First, I don't think it's true that "flat implies infinite." (There is a 14-upvote answer on the linked stackexchange question that mentions this problem -- the "flat implies infinite" argument implicitly assumes that the universe has the topological property of "simple connectedness," and I see no physical reason other than convenience to assume this.)
This is only an answer to question one, "what does flat mean in 3 dimensions." I have to talk about math some, but I won't be too formal.
Imagine that you live on the surface of a sphere (this shouldn't be so hard to imagine, because you do.) If the sphere is very large compared to you (like it is) then you might think, just from observing your local area, that you are actually living in a plane (which is what the ancients thought).
The sphere is an example of a 2-manifold, which is a shape that "looks locally like a plane" i.e. a sufficiently small inhabitant can't tell it from a plane. Another example of a 2-manifold is the plane itself. Yet another example is a "torus," i.e. the surface of a donut. I hope you'll agree that the plane is intuitively "flat" and the "sphere" and "torus" are intuitively not.
It is very important to distinguish two different branches of mathematics that talk about 2-manifolds before we continue. These branches are "geometry" and "topology." In topology, we say that two two-manifolds are the same if one can be continuously deformed into the other. In geometry, which is more familiar, we say they're the same only if they are congruent.
Now I am going to describe a 2-manifold called the "flat torus." If you've ever played the ancient video game "asteroids," you've already seen it. This 2-manifold looks like your computer screen, but we agree that any object that leaves the top of the screen comes back up through the bottom; any object that leaves the right comes back in through the left. (Pac-Man had a similar logic and I think lots of old video games -- I hope you can picture what I am talking about!)
Now, topologically, the space that I just described is the same as the torus. That's because if we take a piece of paper and glue each pair of opposite edges together, we get a torus. But geometrically, it's different: it's flat! We can define this precisely (and measure it experimentally) by looking at the deviation from the sum of the angles in a triangle from 180 degrees.
Now of course the universe is not a 2-manifold. It's a 3-manifold. That means it looks locally like "3-space" everywhere (in the same way the earth looks locally like a plane everywhere). It doesn't follow that it looks globally like "3-space" (i.e. infinite in all directions) -- we could just be really near-sighted.

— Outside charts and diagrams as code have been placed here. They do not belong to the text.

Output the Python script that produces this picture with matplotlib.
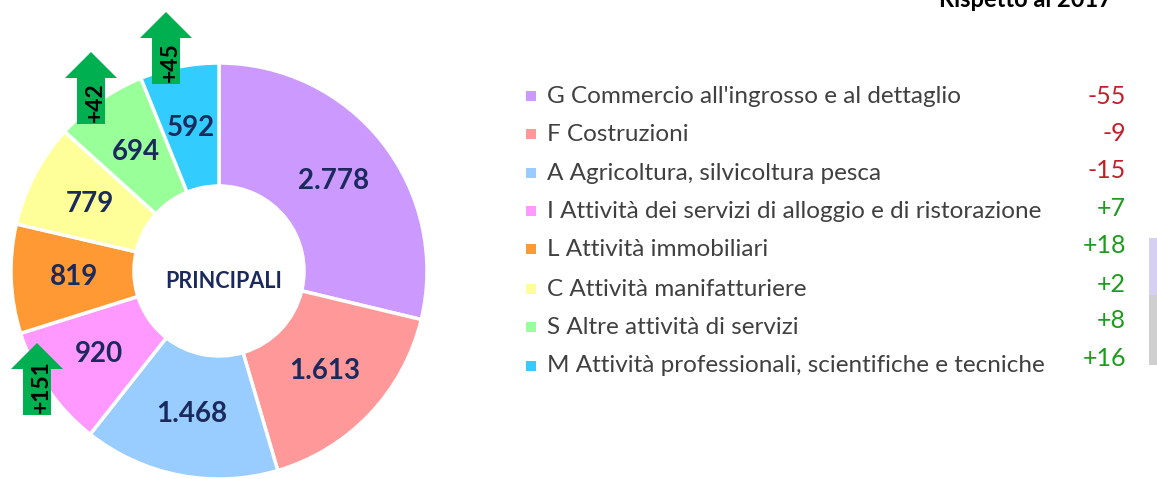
import matplotlib
matplotlib.use("Agg")
import matplotlib.pyplot as plt
from matplotlib.patches import Polygon, Rectangle

# ---------------- data ----------------
categories = [
    "G Commercio all'ingrosso e al dettaglio",
    "F Costruzioni",
    "A Agricoltura, silvicoltura pesca",
    "I Attività dei servizi di alloggio e di ristorazione",
    "L Attività immobiliari",
    "C Attività manifatturiere",
    "S Altre attività di servizi",
    "M Attività professionali, scientifiche e tecniche",
]
values = [2778, 1613, 1468, 920, 819, 779, 694, 592]
value_labels = ["2.778", "1.613", "1.468", "920", "819", "779", "694", "592"]
changes = ["-55", "-9", "-15", "+7", "+18", "+2", "+8", "+16"]
arrow_labels = ["+42", "+45", "+151"]
center_label = "PRINCIPALI"
header = "Rispetto al 2017"

# ---------------- style ----------------
colors = ["#CC99FF", "#FF9999", "#99CCFF", "#FF99FF",
          "#FF9933", "#FFFF99", "#99FF99", "#33CCFF"]
navy = "#1B2A5C"
red = "#C0202A"
green = "#1E9A1E"
arrow_green = "#00B050"
FONT = ["Lato", "DejaVu Sans"]

W, H = 1157, 479
fig = plt.figure(figsize=(W / 100, H / 100), dpi=100)
ax = fig.add_axes([0, 0, 1, 1])


def Y(y):
    return H - y


label_iter = iter(value_labels)
R = 208
r_in = 85
wedges, texts, autotexts = ax.pie(
    values, colors=colors, startangle=90, counterclock=False,
    center=(219, Y(271)), radius=R,
    wedgeprops=dict(width=R - r_in, edgecolor="white", linewidth=2.5),
    autopct=lambda p: next(label_iter), pctdistance=0.70,
    textprops=dict(fontsize=20, fontweight="bold", color=navy, family=FONT),
)
ax.set_xlim(0, W)
ax.set_ylim(0, H)
ax.set_aspect("auto")
ax.axis("off")

ax.text(224, Y(282), center_label, ha="center", va="center", fontsize=15.5,
        fontweight="bold", color=navy, family=FONT)

# ---------------- arrows ----------------
arrow_layout = [(91, 52), (166, 12), (37, 343)]  # (center x, top y) in px
head_w, head_h, shaft_w, total_h = 52, 26, 28, 72
for (cx, top), lab in zip(arrow_layout, arrow_labels):
    pts = [
        (cx, top), (cx + head_w / 2, top + head_h), (cx + shaft_w / 2, top + head_h),
        (cx + shaft_w / 2, top + total_h), (cx - shaft_w / 2, top + total_h),
        (cx - shaft_w / 2, top + head_h), (cx - head_w / 2, top + head_h),
    ]
    ax.add_patch(Polygon([(x, Y(y)) for x, y in pts], closed=True,
                         facecolor=arrow_green, edgecolor="none", zorder=10))
    ax.text(cx + 4, Y(top + total_h - 2), lab, rotation=90, ha="center",
            va="bottom", fontsize=16.5, fontweight="bold", color="black",
            family=FONT, zorder=11)

# ---------------- legend ----------------
row_y = [96, 134, 173, 211, 249, 289, 327, 366]
chg_y = [96, 133, 170, 208, 245, 284, 321, 359]
for i, (cat, col) in enumerate(zip(categories, colors)):
    ax.add_patch(Rectangle((526, Y(row_y[i]) - 5), 10, 10, facecolor=col,
                           edgecolor="none"))
    ax.text(547, Y(row_y[i]), cat, ha="left", va="center", fontsize=17.5,
            color="#404040", family=FONT)
    c = changes[i]
    ax.text(1126, Y(chg_y[i]), c, ha="right", va="center", fontsize=18,
            color=red if c.startswith("-") else green, family=FONT)

# header (partly cut at top edge, as in the reference)
ax.text(1112, Y(7), header, ha="right", va="baseline", fontsize=17,
        fontweight="bold", color="black", family=FONT)

# partial neighbouring graphic at right edge
ax.add_patch(Rectangle((1149, Y(295)), 10, 57, facecolor="#D6D0F2", edgecolor="none"))
ax.add_patch(Rectangle((1149, Y(365)), 10, 70, facecolor="#CFCFCF", edgecolor="none"))

fig.savefig("out.png", dpi=100)
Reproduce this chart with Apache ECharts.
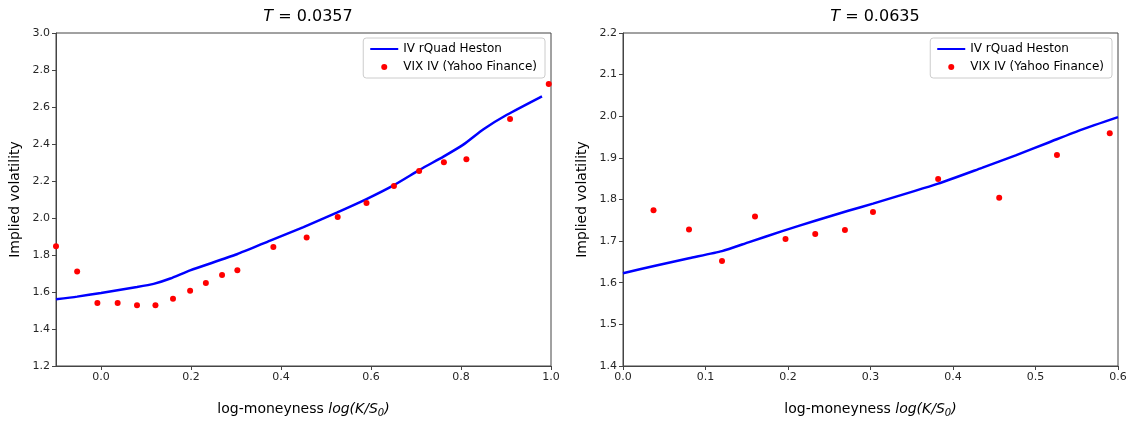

How could this fail to be flat? Well, that's difficult to picture, but for example, the 3-sphere with its usual metric is not flat. The problem is that our normal way of visualizing 2-dimensional spaces that aren't flat (like the sphere or the non-flat torus) is bending them in 3-space, but we can't visualize what it would look like to bend a 3-dimensional space into 4-space.
However, it could be flat and still be finite. For example, you can imagine "3-dimensional asteroids", i.e., picture the room you're in, with the rule that if you pass through the ceiling, you come up through the floor, if you pass through the front wall, you come in through the back wall, if you pass through the right wall, you come in through the left wall. If the universe is a huge copy of that (geometrically and topologically) then it's flat and finite.
Of course maybe the universe is just an infinite flat 3-space. Perhaps this is Occam's razor, but humanity has been wrong before (e.g. by making this exact assumption for shape of earth). Or maybe it's not even flat, and our measurements are too imprecise.
Technicality: my understanding is that the universe is not a 3-manifold; rather, it is a 4-manifold ("spacetime"), but there's no product decomposition of the form spacetime = space cross time so it doesn't really make sense to ask what 3-manifold space itself is.
Recommendation: read the book "The Shape of Space." This is the second time I've recommended this book on reddit tonight!
tl;dr the universe is probably flat cause triangles look that way, but maybe our triangles aren't big enough. even if the universe is flat, we can't assume it's infinite without unjustified extra topological assumptions.